Abstract Description

Protein homeostasis (proteostasis) describes the combined cellular processes that regulate the synthesis, folding and turnover of proteins in the cell. Proteostasis is essential for cell survival and the proteostatic load increases with cellular stress. Paradoxically, the proteostasis machinery, particularly molecular chaperones, can also be co-opted by pathogens to support and progress disease. In the case of infectious diseases, both host and pathogen molecular chaperones are required for infection, dissemination and drug resistance. This means that molecular chaperones are potential drug targets for treatment of infectious disease.

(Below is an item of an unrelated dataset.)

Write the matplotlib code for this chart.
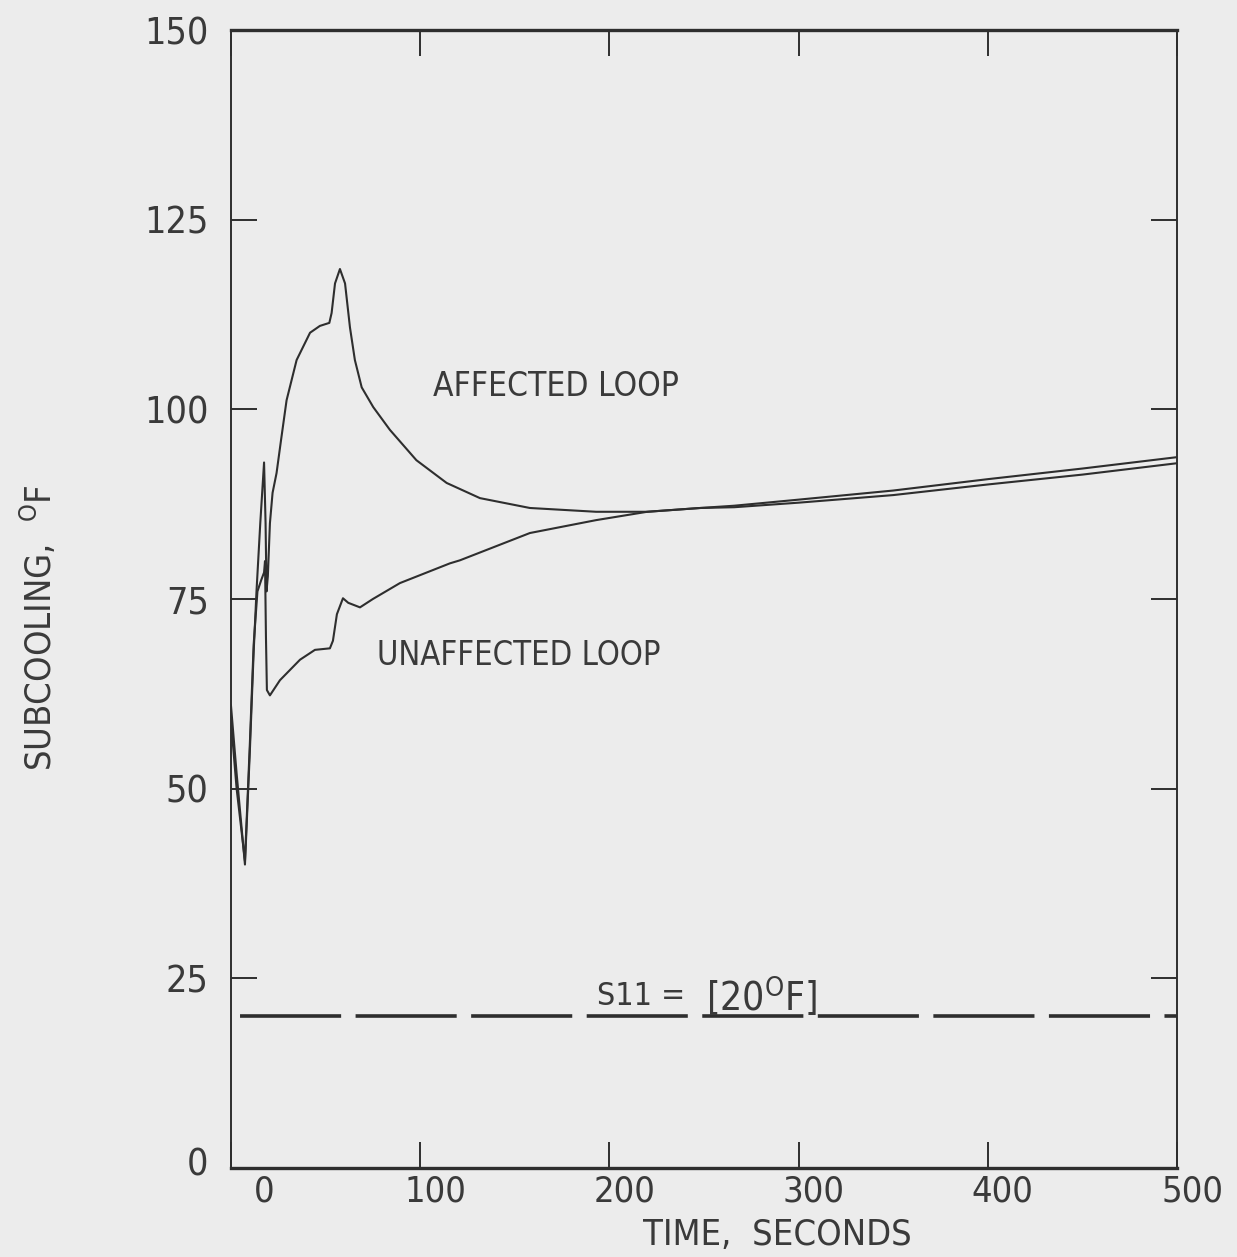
import numpy as np
import matplotlib
matplotlib.use("Agg")
import matplotlib.pyplot as plt
import matplotlib.transforms as mtransforms

plt.rcParams['font.family'] = ['DejaVu Sans']
plt.rcParams['font.stretch'] = 'condensed'
plt.rcParams['mathtext.fontset'] = 'custom'
plt.rcParams['mathtext.rm'] = 'DejaVu Sans:stretch=condensed'

# data (time in s, subcooling in deg F)
t_aff = [0, 3, 7.4, 10, 12, 13.5, 15.5, 17.5, 18.3, 18.8, 19.5, 20.6, 22, 24.1,
         26.5, 29.4, 34.7, 41.8, 47, 52, 53.2, 55, 57.6, 60.3, 62.9, 65.5,
         69.1, 75.2, 84, 98, 114, 131.6, 158, 193, 220, 248, 266, 300, 350,
         400, 450, 500]
sc_aff = [61, 52, 40, 55, 68, 76, 85, 93, 85, 76, 78, 85, 89, 91.6,
          96, 101.2, 106.5, 110.1, 111, 111.4, 112.7, 116.6, 118.5, 116.6, 110.8, 106.5,
          102.9, 100.3, 97.3, 93.3, 90.3, 88.3, 87.0, 86.5, 86.5, 87.0, 87.3, 88.1, 89.3,
          90.8, 92.2, 93.7]

t_unaff = [0, 3, 7.4, 10, 12, 14, 16, 17.5, 18, 18.5, 19, 20.6, 25.9, 36.5,
           44.4, 52.3, 53.9, 56, 59.2, 62, 68.2, 75, 89.3, 115.7, 121, 158, 193,
           220, 248, 266, 300, 350, 400, 450, 500]
sc_unaff = [59, 50, 40.5, 56, 69, 76, 77.5, 78.5, 80, 70, 63, 62.3, 64.3, 67,
            68.3, 68.5, 69.5, 73, 75.1, 74.5, 73.9, 75, 77.1, 79.7, 80.1, 83.7, 85.4,
            86.5, 87.0, 87.1, 87.7, 88.7, 90.1, 91.4, 92.9]

setpoint = 20
x_ticks = [0, 100, 200, 300, 400, 500]
y_ticks = [0, 25, 50, 75, 100, 125, 150]

bg = '#ececec'
ink = '#2e2e2e'
txt = '#3a3a3a'

fig = plt.figure(figsize=(12.37, 12.57), dpi=100, facecolor=bg)
ax = fig.add_axes([0.1867, 0.0708, 0.7648, 0.9053], facecolor=bg)

ax.plot(t_aff, sc_aff, color=ink, lw=1.5)
ax.plot(t_unaff, sc_unaff, color=ink, lw=1.5)
ax.plot([0, 500], [setpoint, setpoint], color=ink, lw=2.6,
        linestyle=(29.5, (28, 4)))

ax.set_xlim(0, 500)
ax.set_ylim(0, 150)
ax.set_xticks(x_ticks)
ax.set_yticks(y_ticks)
ax.set_xticklabels([str(v) for v in x_ticks])
ax.set_yticklabels([str(v) for v in y_ticks])
ax.tick_params(direction='in', length=19, width=1.4, color=ink,
               top=True, right=True, labelsize=27, labelcolor=txt)
ax.tick_params(axis='x', pad=5, labelsize=26)
ax.tick_params(axis='y', pad=16)
for s in ax.spines.values():
    s.set_color(ink)
    s.set_linewidth(1.4)
ax.spines['top'].set_linewidth(2.4)
ax.spines['bottom'].set_linewidth(2.4)

# tick labels on the original sit a little right of their ticks
for i, lab in enumerate(ax.get_xticklabels()):
    dx = 0.33 if i == 0 else 0.15
    lab.set_transform(lab.get_transform() +
                      mtransforms.ScaledTranslation(dx, 0, fig.dpi_scale_trans))
ax.get_yticklabels()[0].set_transform(
    ax.get_yticklabels()[0].get_transform() +
    mtransforms.ScaledTranslation(0, 0.07, fig.dpi_scale_trans))

ax.set_xlabel('TIME,  SECONDS', fontsize=26, color=txt)
ax.xaxis.set_label_coords(0.578, -0.0435)
ax.set_ylabel('SUBCOOLING,  $^{\\rm O}$F', fontsize=26, color=txt)
ax.yaxis.set_label_coords(-0.182, 0.4745)

ax.text(171.5, 103, 'AFFECTED LOOP', fontsize=24, color=txt,
        ha='center', va='center')
ax.text(152, 67.5, 'UNAFFECTED LOOP', fontsize=23.5, color=txt,
        ha='center', va='center')
ax.text(193.5, 20.6, 'S11 =', fontsize=23, color=txt,
        ha='left', va='bottom')
ax.text(251, 19.6, '[20$^{\\rm O}$F]', fontsize=28, color=txt,
        ha='left', va='bottom')

fig.savefig('out.png', dpi=100, facecolor=bg)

However, molecular chaperones are often considered undruggable due to concerns around selectively and targeting systems that rely on protein-protein interactions rather than enzyme activity. Using the examples of tuberculosis and the viral-associated malignancy Kaposi sarcoma, we demonstrate the critical role of the Hsp70-Hsp90 complex to infection using a range of in vitro and in vivo models. Despite high levels of sequence and structural conservation, selective inhibition of bacterial Hsp70 is possible. Inhibition is antibacterial and can re-sensitise resistant strains to existing antibiotics. In the case of Kaposi sarcoma, inhibition of protein-protein interactions in the Hsp90 complex is sufficient to prevent viral replication without significantly impacting cell viability. Taken together, these data demonstrate that molecular chaperones are valid targets for infection, but development of effective therapeutic strategies requires approaches specifically tailored to context and underpinned by mechanistic understanding of chaperone function.